Beyond the occult meaning of the Aryan myth for Steiner’s anthroposophy, teachings such as these highlight the overall structure of his theory of racial and ethnic evolution, one that is essential to understanding Steiner’s perspective on both nation and race. The basic motif is that of small, specially advanced racial groups progressing upward into the next evolutionary epoch, while the large mass of racially obsolete peoples declines. Steiner repeatedly invoked this pattern throughout his works on race, and applied it to both the past and the future. The culmination of this process of spiritual selection, which one of Steiner’s followers has aptly described as “cosmic eugenics” is the eventual divergence of humanity into a future “good race” and an “evil race” which will be physiologically distinct.

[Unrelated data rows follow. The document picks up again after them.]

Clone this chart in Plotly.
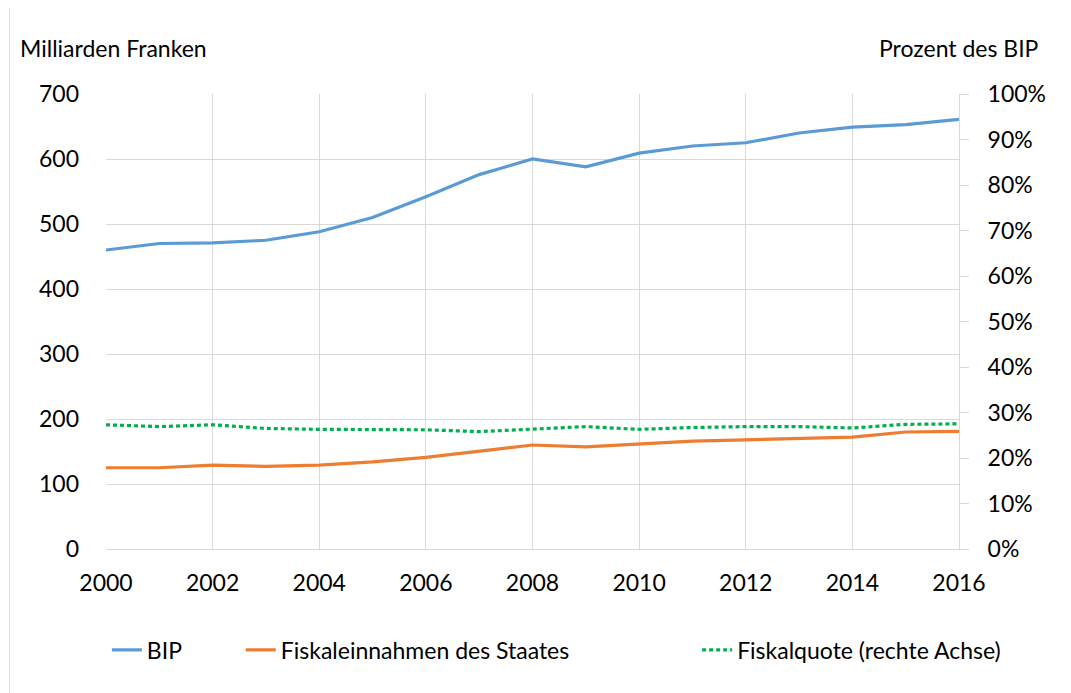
import plotly.graph_objects as go

years = list(range(2000, 2017))
bip = [460, 470, 471, 475, 488, 510, 542, 576, 600, 588, 609, 620, 625, 640, 649, 653, 661]
fiskaleinnahmen = [125, 125, 129, 127, 129, 134, 141, 150, 160, 157, 161, 166, 168, 170, 172, 180, 181]
fiskalquote = [27.3, 26.9, 27.3, 26.5, 26.3, 26.3, 26.2, 25.8, 26.3, 26.9, 26.3, 26.7, 26.9, 26.9, 26.6, 27.4, 27.5]

left_ticks = [0, 100, 200, 300, 400, 500, 600, 700]
right_ticks = [0, 10, 20, 30, 40, 50, 60, 70, 80, 90, 100]
x_ticks = list(range(2000, 2017, 2))

FONT = "Lato"
FS = 23
GRID = "#d9d9d9"

fig = go.Figure()
fig.add_trace(go.Scatter(x=years, y=bip, name="BIP", mode="lines",
                         line=dict(color="#5B9BD5", width=3.2), legend="legend"))
fig.add_trace(go.Scatter(x=years, y=fiskaleinnahmen, name="Fiskaleinnahmen des Staates", mode="lines",
                         line=dict(color="#ED7D31", width=3.2), legend="legend2"))
fig.add_trace(go.Scatter(x=years, y=fiskalquote, name="Fiskalquote (rechte Achse)", mode="lines",
                         line=dict(color="#00B050", width=3.2, dash="4px,3px"), yaxis="y2",
                         legend="legend3"))

leg_common = dict(orientation="h", xanchor="left", y=-0.222, yanchor="middle",
                  font=dict(family=FONT, size=FS), bgcolor="rgba(0,0,0,0)")

fig.update_layout(
    width=1071, height=693,
    margin=dict(l=98, r=120, t=86, b=152),
    paper_bgcolor="white", plot_bgcolor="white",
    font=dict(family=FONT, size=FS, color="#000000"),
    showlegend=True,
    legend=dict(x=0.001, **leg_common),
    legend2=dict(x=0.158, **leg_common),
    legend3=dict(x=0.693, **leg_common),
    xaxis=dict(range=[2000, 2016], tickvals=x_ticks, showgrid=True, gridcolor=GRID, gridwidth=1,
               showline=True, linecolor=GRID, linewidth=1, zeroline=False, ticks="",
               ticklabelstandoff=13, tickfont=dict(family=FONT, size=FS)),
    yaxis=dict(range=[0, 700], tickvals=left_ticks, showgrid=True, gridcolor=GRID, gridwidth=1,
               showline=False, zeroline=False, ticks="", ticklabelstandoff=26,
               tickfont=dict(family=FONT, size=FS)),
    yaxis2=dict(range=[0, 100], tickvals=right_ticks, ticktext=[f"{v}%" for v in right_ticks],
                overlaying="y", side="right", showgrid=False, zeroline=False,
                showline=True, linecolor=GRID, linewidth=1, ticks="outside", ticklen=9,
                tickcolor=GRID, ticklabelstandoff=14, tickfont=dict(family=FONT, size=FS)),
    annotations=[
        dict(text="Milliarden Franken", xref="paper", yref="paper", x=-0.103, y=1.101,
             xanchor="left", yanchor="middle", showarrow=False, font=dict(family=FONT, size=FS)),
        dict(text="Prozent des BIP", xref="paper", yref="paper", x=1.096, y=1.101,
             xanchor="right", yanchor="middle", showarrow=False, font=dict(family=FONT, size=FS)),
    ],
    shapes=[
        dict(type="rect", xref="paper", yref="paper", x0=-0.113, x1=1.4, y0=-0.5, y1=1.196,
             line=dict(color="#d9d9d9", width=1), fillcolor="rgba(0,0,0,0)", layer="below"),
    ],
)

fig.write_html("out.html")
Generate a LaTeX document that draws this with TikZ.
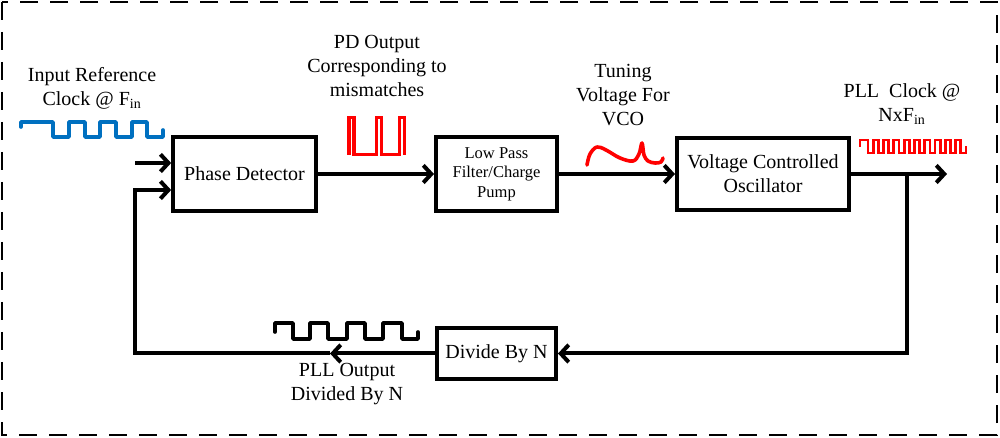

Steiner further indicated that his own followers, and the German theosophical and anthroposophical movement that he led, would form the nucleus of the next small group selected to advance into the era ahead, heralds of the new spiritual-racial dispensation in the coming evolutionary epoch. At the same time, Steiner’s racial and ethnic doctrine looked forward to the day when “racial characteristics” will give way to “national characteristics.”

-excerpted from “Between Occultism and Nazism: Anthroposophy and the Politics of Race in the Fascist Era” by Peter Staudenmaier (2014)

3 thoughts on “Cosmic Eugenics: Rudolph Steiner’s Karmic Racial Evolution

  1. Blake,

    Great article. Do you know if Steiner had Jewish blood? I seem to recall hearing this some years back.

    Do you recommend any of Steiner’s books?

    Dan

    1. I had not heard that rumor. I dont know if I would recommend anything in particular. I have read some of his books on Waldorf Education, that is all. He had some pretty wild theories about Lemuria/Atlantis and planetary connections to root races etc. Seemed a little goofy to me.